Credo sia semplicistico l’approccio finora dominante: area dismessa = area edificabile. Le nostre zone non sono in crescita demografica da anni, quindi costruire: per chi? Per cosa? Che senso ha?

Vi riporto qui un appunto che presi mentre volavo sulla “gemella fornace” a Castelnuovo Scalo.

La fornace si allunga in una vallecola lungo la ferrovia, dove una stazioncina fa da caposaldo a una piccola strada. Il mondo sembra terminare lì. Intorno, la dura argilla delle colline con gli steli troncati delle stoppie puntute del grano, i guardiafossi che disegnano il paesaggio contornando le anse profonde dei poggi.

Fornace di Castelnuovo Scalo

Mentre volo, seguo una sterrata rossa di detriti: parte dalla fornace, costeggia la cava rigata dall’acqua, come se la terra potesse improvvisamente sciogliersi in mille rivoli che si torcono sulla ripa per poi morire nella terra soda dei campi. Campi immobili, apparentemente abbandonati, in attesa che il coltro li giri, che l’uomo ridisegni il paesaggio rovesciando l’argilla per lasciarla lì, ad aspettare che il gelo ne disfi le zolle.

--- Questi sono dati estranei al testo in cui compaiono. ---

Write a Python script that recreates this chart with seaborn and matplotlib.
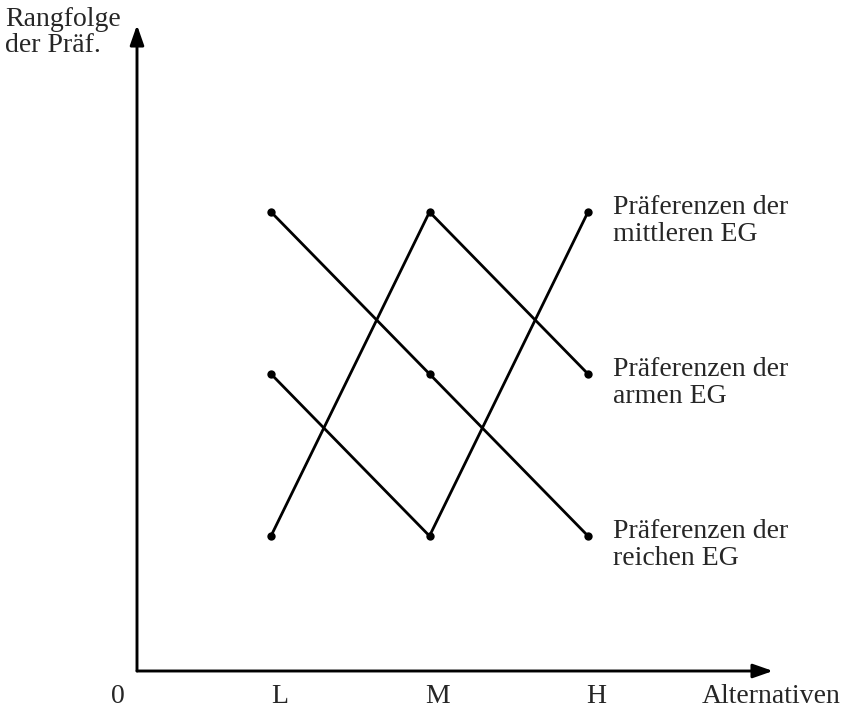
"""
Rangfolge der Präferenzen dreier Einkommensgruppen (EG)
über die Alternativen L, M, H
"""
import pandas as pd
import matplotlib
matplotlib.use("Agg")
import matplotlib.pyplot as plt
import seaborn as sns

sns.set_theme(style="white")
plt.rcParams['font.family'] = ['Liberation Serif', 'DejaVu Serif']

# --- data ---
alternatives = ["L", "M", "H"]
alt_pos = [1, 2, 3]
groups = ["mittleren", "armen", "reichen"]
rank_mittlere = [2, 1, 3]
rank_arme = [1, 3, 2]
rank_reiche = [3, 2, 1]
end_labels = ["Präferenzen der\nmittleren EG",
              "Präferenzen der\narmen EG",
              "Präferenzen der\nreichen EG"]
y_label = "Rangfolge\nder Präf."
x_label = "Alternativen"

FS = 20

rows = []
for g, ranks in zip(groups, [rank_mittlere, rank_arme, rank_reiche]):
    for a, p, r in zip(alternatives, alt_pos, ranks):
        rows.append({"Gruppe": g, "Alternative": a, "pos": p, "Rang": r})
df = pd.DataFrame(rows)

fig = plt.figure(figsize=(8.46, 7.09), dpi=100)
W, H = 846, 709
ax = fig.add_axes([137 / W, (H - 671) / H, (773 - 137) / W, (671 - 25) / H])

sns.lineplot(data=df, x="pos", y="Rang", hue="Gruppe", units="Gruppe",
             estimator=None, palette=["black"] * 3, marker="o",
             markersize=6, markeredgewidth=0, linewidth=2.0,
             legend=False, ax=ax)

# axis range: origin a bit left of L / below rank 1
ax.set_xlim(0.1546, 4.167)
ax.set_ylim(0.1667, 4.154)

for s in ax.spines.values():
    s.set_visible(False)
ax.set_xticks([])
ax.set_yticks([])
ax.set_xlabel("")
ax.set_ylabel("")

# axes with arrow heads
arrow = dict(arrowstyle="-|>,head_length=0.4,head_width=0.14",
             lw=2.1, color="black", mutation_scale=30, shrinkA=0, shrinkB=0)
ax.annotate("", xy=(1, 0), xytext=(0, 0), xycoords="axes fraction",
            arrowprops=arrow, annotation_clip=False)
ax.annotate("", xy=(0, 1), xytext=(0, 0), xycoords="axes fraction",
            arrowprops=arrow, annotation_clip=False)

# category labels under the x axis
y0 = ax.get_ylim()[0]
for a, p in zip(alternatives, alt_pos):
    ax.annotate(a, xy=(p, y0), xytext=(6, -23), textcoords="offset points",
                ha="center", va="baseline", fontsize=FS, annotation_clip=False)
ax.annotate("0", xy=(ax.get_xlim()[0], y0), xytext=(-14, -23),
            textcoords="offset points", ha="center", va="baseline",
            fontsize=FS, annotation_clip=False)
ax.annotate(x_label, xy=(1, 0), xycoords="axes fraction", xytext=(-1, -23),
            textcoords="offset points", ha="center", va="baseline",
            fontsize=FS, annotation_clip=False)

# y axis title (baseline of last line)
fig.text(5 / W, (H - 52) / H, y_label, ha="left", va="baseline",
         fontsize=FS, linespacing=1.05)

# group labels at the H end of each line
last = df[df["Alternative"] == "H"].set_index("Gruppe")
for g, lab in zip(groups, end_labels):
    ax.annotate(lab, xy=(3, last.loc[g, "Rang"]), xytext=(18, -21),
                textcoords="offset points", ha="left", va="baseline",
                fontsize=FS, linespacing=1.1, annotation_clip=False)

fig.savefig("out.png", dpi=100)
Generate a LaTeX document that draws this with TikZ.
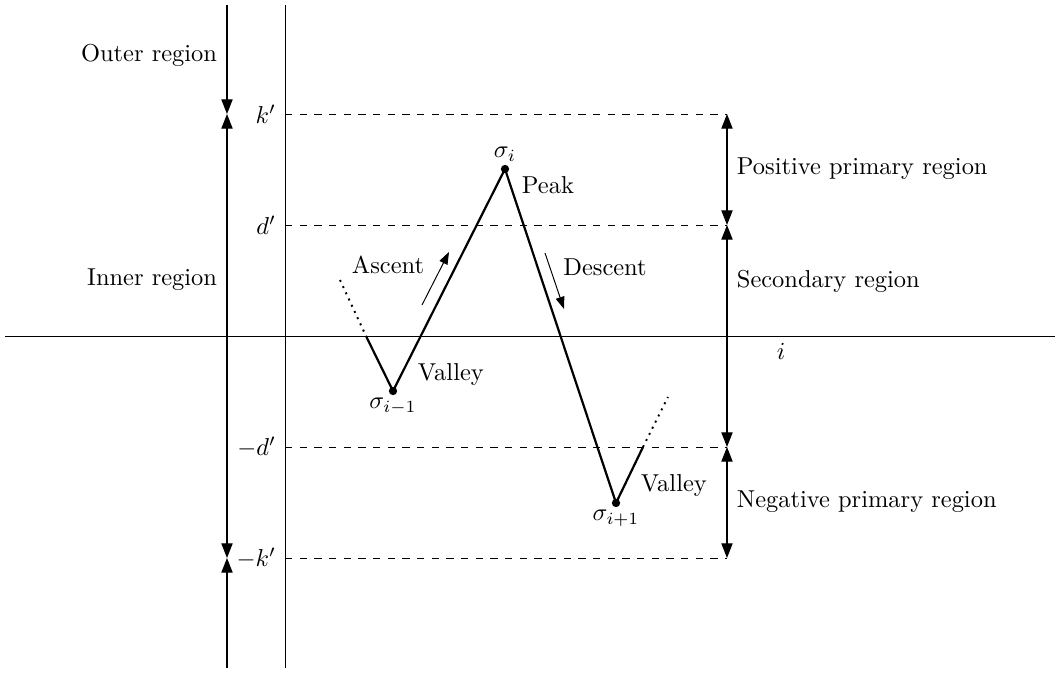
\documentclass[tikz,border=0pt]{standalone}
\usetikzlibrary{arrows.meta}
\begin{document}
\begin{tikzpicture}[x=0.409pt,y=-0.409pt,
  tip/.tip={Triangle[length=6pt,width=4.6pt]},
  stip/.tip={Triangle[length=5pt,width=3.6pt]},
  axis/.style={line width=0.4pt},
  lvl/.style={dashed,line width=0.4pt},
  dim/.style={line width=0.5pt,tip-tip},
  dimend/.style={line width=0.5pt,-tip},
  dimstart/.style={line width=0.5pt,tip-},
  walk/.style={line width=0.9pt},
  dotline/.style={dotted,line width=0.8pt},
  small/.style={line width=0.4pt,-stip},
  pt/.style={circle,fill,inner sep=0pt,minimum size=3.4pt},
  lab/.style={inner sep=1pt}]
\useasboundingbox (0,0) rectangle (1055,672);
% axes
\coordinate (hx0) at (5,336); \coordinate (hx1) at (1055,336);
\coordinate (vy0) at (285,5); \coordinate (vy1) at (285,668);
\draw[axis] (hx0) -- (hx1);
\draw[axis] (vy0) -- (vy1);
% level coordinates
\coordinate (kL) at (285,114); \coordinate (kR) at (727,114);
\coordinate (dL) at (285,225); \coordinate (dR) at (727,225);
\coordinate (mdL) at (285,447); \coordinate (mdR) at (727,447);
\coordinate (mkL) at (285,558); \coordinate (mkR) at (727,558);
\draw[lvl] (kL) -- (kR);
\draw[lvl] (dL) -- (dR);
\draw[lvl] (mdL) -- (mdR);
\draw[lvl] (mkL) -- (mkR);
% left region line
\coordinate (a0) at (227,5); \coordinate (a1) at (227,114);
\coordinate (a2) at (227,558); \coordinate (a3) at (227,668);
\draw[dimend] (a0) -- (a1);
\draw[dim] (a1) -- (a2);
\draw[dimstart] (a2) -- (a3);
% right region line
\draw[dim] (kR) -- (dR);
\draw[dim] (dR) -- (mdR);
\draw[dim] (mdR) -- (mkR);
% level labels
\node[lab,anchor=east] (tk) at (279,114) {$k'$};
\node[lab,anchor=east] (td) at (279,225) {$d'$};
\node[lab,anchor=east] (tmd) at (279,447) {$-d'$};
\node[lab,anchor=east] (tmk) at (279,558) {$-k'$};
% region labels
\node[lab,anchor=east] (outer) at (220,55) {Outer region};
\node[lab,anchor=east] (inner) at (220,280) {Inner region};
\node[lab,anchor=west] (ppr) at (734,169) {Positive primary region};
\node[lab,anchor=west] (sr) at (734,281) {Secondary region};
\node[lab,anchor=west] (npr) at (734,502) {Negative primary region};
\node[lab] (ilab) at (781,351) {$i$};
% walk
\node[pt] (s0) at (393,391) {};
\node[pt] (s1) at (505,169) {};
\node[pt] (s2) at (616,503) {};
\coordinate (l1) at (366,336); \coordinate (l0) at (340,280);
\coordinate (r1) at (643,447); \coordinate (r0) at (668,397);
\draw[dotline] (l0) -- (l1);
\draw[walk] (l1) -- (s0.center) -- (s1.center) -- (s2.center) -- (r1);
\draw[dotline] (r1) -- (r0);
\node[lab,anchor=south] (ts1) at (505,164) {$\sigma_i$};
\node[lab,anchor=north] (ts0) at (393,395) {$\sigma_{i-1}$};
\node[lab,anchor=north] (ts2) at (616,507) {$\sigma_{i+1}$};
\node[lab,anchor=west] (peak) at (519,185) {Peak};
\node[lab,anchor=west] (v1) at (415,375) {Valley};
\node[lab,anchor=west] (v2) at (638,486) {Valley};
\node[lab] (asc) at (388,265) {Ascent};
\node[lab] (desc) at (605,267) {Descent};
\coordinate (aa0) at (422,305); \coordinate (aa1) at (449,252);
\coordinate (da0) at (545,253); \coordinate (da1) at (564,309);
\draw[small] (aa0) -- (aa1);
\draw[small] (da0) -- (da1);
\end{tikzpicture}
\end{document}
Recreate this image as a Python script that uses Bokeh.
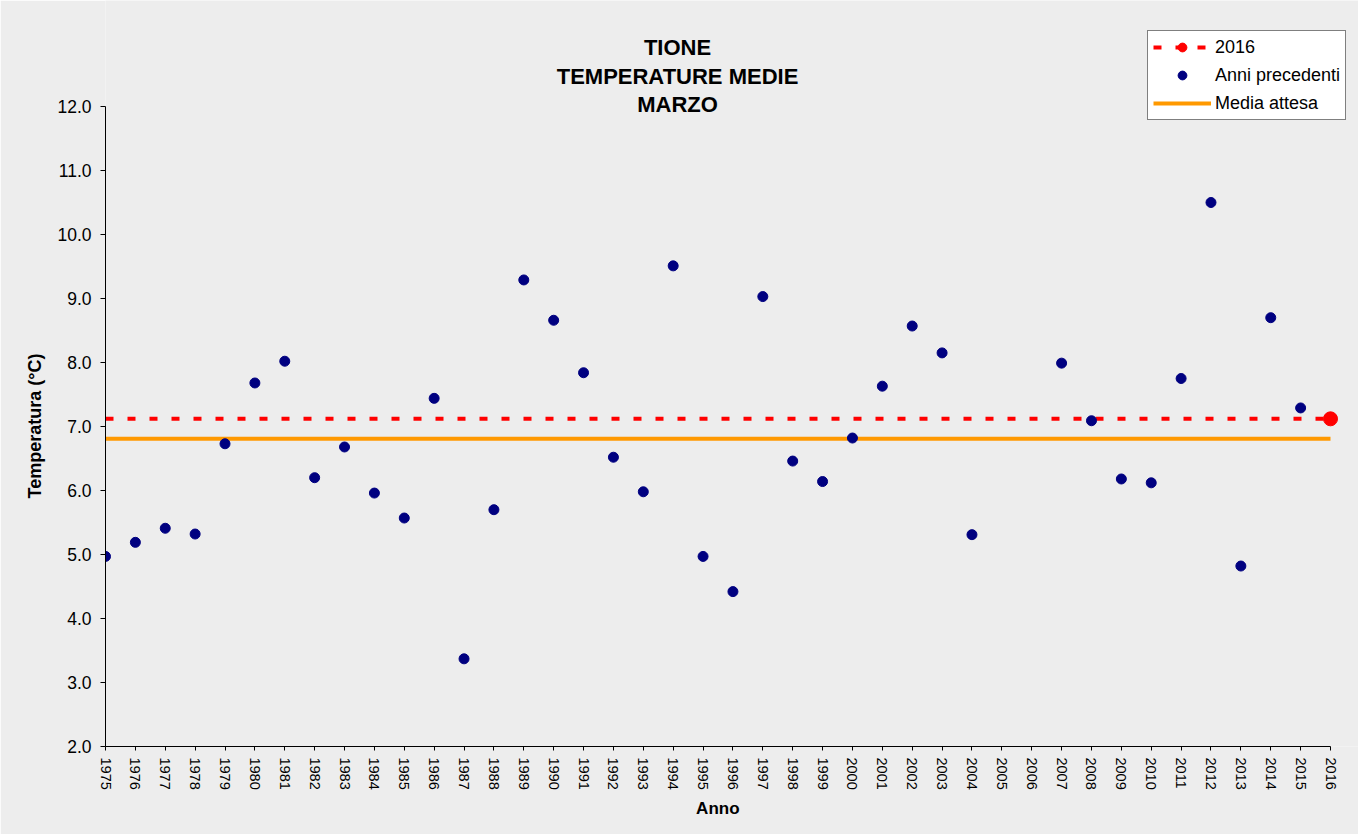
import math
from bokeh.plotting import figure
from bokeh.models import (Range1d, FixedTicker, PrintfTickFormatter, Legend,
                          LegendItem, Label)
from bokeh.embed import file_html
from bokeh.resources import INLINE

nan = float("nan")

# ---- data -------------------------------------------------------------
years = list(range(1975, 2016))
temps = [4.97, 5.19, 5.41, 5.32, 6.73, 7.68, 8.02, 6.20, 6.68, 5.96,
         5.57, 7.44, 3.37, 5.70, 9.29, 8.66, 7.84, 6.52, 5.98, 9.51,
         4.97, 4.42, 9.03, 6.46, 6.14, 6.82, 7.63, 8.57, 8.15, 5.31,
         nan, nan, 7.99, 7.09, 6.18, 6.12, 7.75, 10.50, 4.82, 8.70,
         7.29]
year_current = [2016]
temp_current = [7.12]
media_attesa = 6.81
tick_years = list(range(1975, 2017))
y_ticks = [2.0, 3.0, 4.0, 5.0, 6.0, 7.0, 8.0, 9.0, 10.0, 11.0, 12.0]
title_lines = ["TIONE", "TEMPERATURE MEDIE", "MARZO"]
x_title = "Anno"
y_title = "Temperatura (°C)"

# ---- geometry / styling ------------------------------------------------
FONT = "Liberation Sans"
BG = "#ededed"
W, H = 1358, 834
BL, BB = 105, 88               # axes panels; frame runs to top/right edge
AXIS_W, AXIS_H = 1225, 640     # pixel length of the drawn axes
x0, x1 = tick_years[0], tick_years[-1]
y0, y1 = y_ticks[0], y_ticks[-1]
px_x = (x1 - x0) / AXIS_W
px_y = (y1 - y0) / AXIS_H
x_end = x0 + (W - BL) * px_x
y_end = y0 + (H - BB) * px_y
NBSP = "\u00a0"

p = figure(width=W, height=H, x_range=Range1d(x0, x_end),
           y_range=Range1d(y0, y_end),
           output_backend="svg", toolbar_location=None,
           min_border_left=BL, min_border_right=0,
           min_border_top=0, min_border_bottom=BB,
           background_fill_color=BG, border_fill_color=BG,
           outline_line_color=None)
p.title.visible = False
p.xgrid.visible = False
p.ygrid.visible = False

# axes (axis titles padded so they sit centred on the drawn axis part)
p.xaxis.bounds = (x0, x1)
p.xaxis.ticker = FixedTicker(ticks=tick_years)
p.xaxis.major_label_orientation = "vertical"
p.xaxis.major_label_text_font = FONT
p.xaxis.major_label_text_font_size = "14.5px"
p.xaxis.major_label_text_color = "black"
p.xaxis.major_tick_in = 0
p.xaxis.major_tick_out = 4
p.xaxis.major_label_standoff = 7
p.xaxis.minor_tick_line_color = None
p.xaxis.axis_label = x_title + NBSP * 6
p.xaxis.axis_label_text_font = FONT
p.xaxis.axis_label_text_font_style = "bold"
p.xaxis.axis_label_text_font_size = "17px"
p.xaxis.axis_label_text_color = "black"
p.xaxis.axis_label_standoff = 6

p.yaxis.bounds = (y0, y1)
p.yaxis.ticker = FixedTicker(ticks=y_ticks)
p.yaxis.formatter = PrintfTickFormatter(format="%.1f")
p.yaxis.major_label_text_font = FONT
p.yaxis.major_label_text_font_size = "17.5px"
p.yaxis.major_label_text_color = "black"
p.yaxis.major_tick_in = 0
p.yaxis.major_tick_out = 5
p.yaxis.major_label_standoff = 9
p.yaxis.minor_tick_line_color = None
p.yaxis.axis_label = y_title + NBSP * 21
p.yaxis.axis_label_text_font = FONT
p.yaxis.axis_label_text_font_style = "bold"
p.yaxis.axis_label_text_font_size = "18px"
p.yaxis.axis_label_text_color = "black"
p.yaxis.axis_label_standoff = 9

for ax in (p.xaxis, p.yaxis):
    ax.axis_line_color = "black"
    ax.major_tick_line_color = "black"

# ---- marks ------------------------------------------------------------
orange = p.line(x=[x0, x1], y=[media_attesa, media_attesa],
                line_color="#FF9900", line_width=4)
red_line = p.line(x=[x0, year_current[0]], y=[temp_current[0], temp_current[0]],
                  line_color="#FF0000", line_width=4, line_dash="8 14")
pts = p.scatter(x=years, y=temps, size=10, marker="circle",
                fill_color="#000080", line_color="#000080")
red_dot = p.scatter(x=year_current, y=temp_current, size=14, marker="circle",
                    fill_color="#FF0000", line_color="#FF0000")

# ---- legend -----------------------------------------------------------
legend = Legend(items=[
    LegendItem(label="2016", renderers=[red_line, red_dot]),
    LegendItem(label="Anni precedenti", renderers=[pts]),
    LegendItem(label="Media attesa", renderers=[orange]),
], location=(1042, 626))
legend.label_text_font = FONT
legend.label_text_font_size = "18px"
legend.label_text_color = "black"
legend.glyph_width = 58
legend.glyph_height = 22
legend.label_height = 22
legend.label_standoff = 4
legend.spacing = 6
legend.padding = 5
legend.margin = 0
legend.border_line_color = "black"
legend.border_line_width = 1
legend.background_fill_color = "white"
legend.background_fill_alpha = 1.0
p.add_layout(legend, "center")

# ---- title (three centred lines) --------------------------------------
title_cx = x0 + (677 - BL) * px_x
title_baselines = [47.3, 76.0, 104.3]   # page y of each baseline
for txt, by in zip(title_lines, title_baselines):
    p.add_layout(Label(x=title_cx, y=y0 + (H - BB - by) * px_y, text=txt,
                       text_align="center", text_baseline="alphabetic",
                       text_font=FONT, text_font_style="bold",
                       text_font_size="22px", text_color="black"))

open("out.html", "w").write(file_html(p, INLINE))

Nulla qui è possibile senza un’immane fatica, senza le braccia dell’uomo. La fabbrica ferma testimonia forse il fallimento, l’impossibilità di continuare un lavoro che per quasi due secoli ha cavato pane da quella che ora appare solo come una grigia massa sterile, dove nemmeno un filo d’erba colonizza la materia.

Fornace dell’Arbia

Solo gli uccelli trovano dimora sui tetti, nel piccolo lago verde che fungeva da riserva d’acqua per la fornace. Con la loro presenza, il loro volare, sembrano provare a restituire dignità a questi luoghi.

Mentre mi allontano, passo per la stazione. Dal lato opposto della strada, solo due case piantate nel nulla. Quale viandante oggi potrebbe fermarsi in questo sito calcinato dal sole? Ho la sensazione che qui, come in un Lego, tutto si smonti con i tempi dettati, scanditi dal trascorrere delle vite, dall’abbandono dei mestieri.

Forse servirebbe solo un po’ di coraggio per ridare la terra alla terra.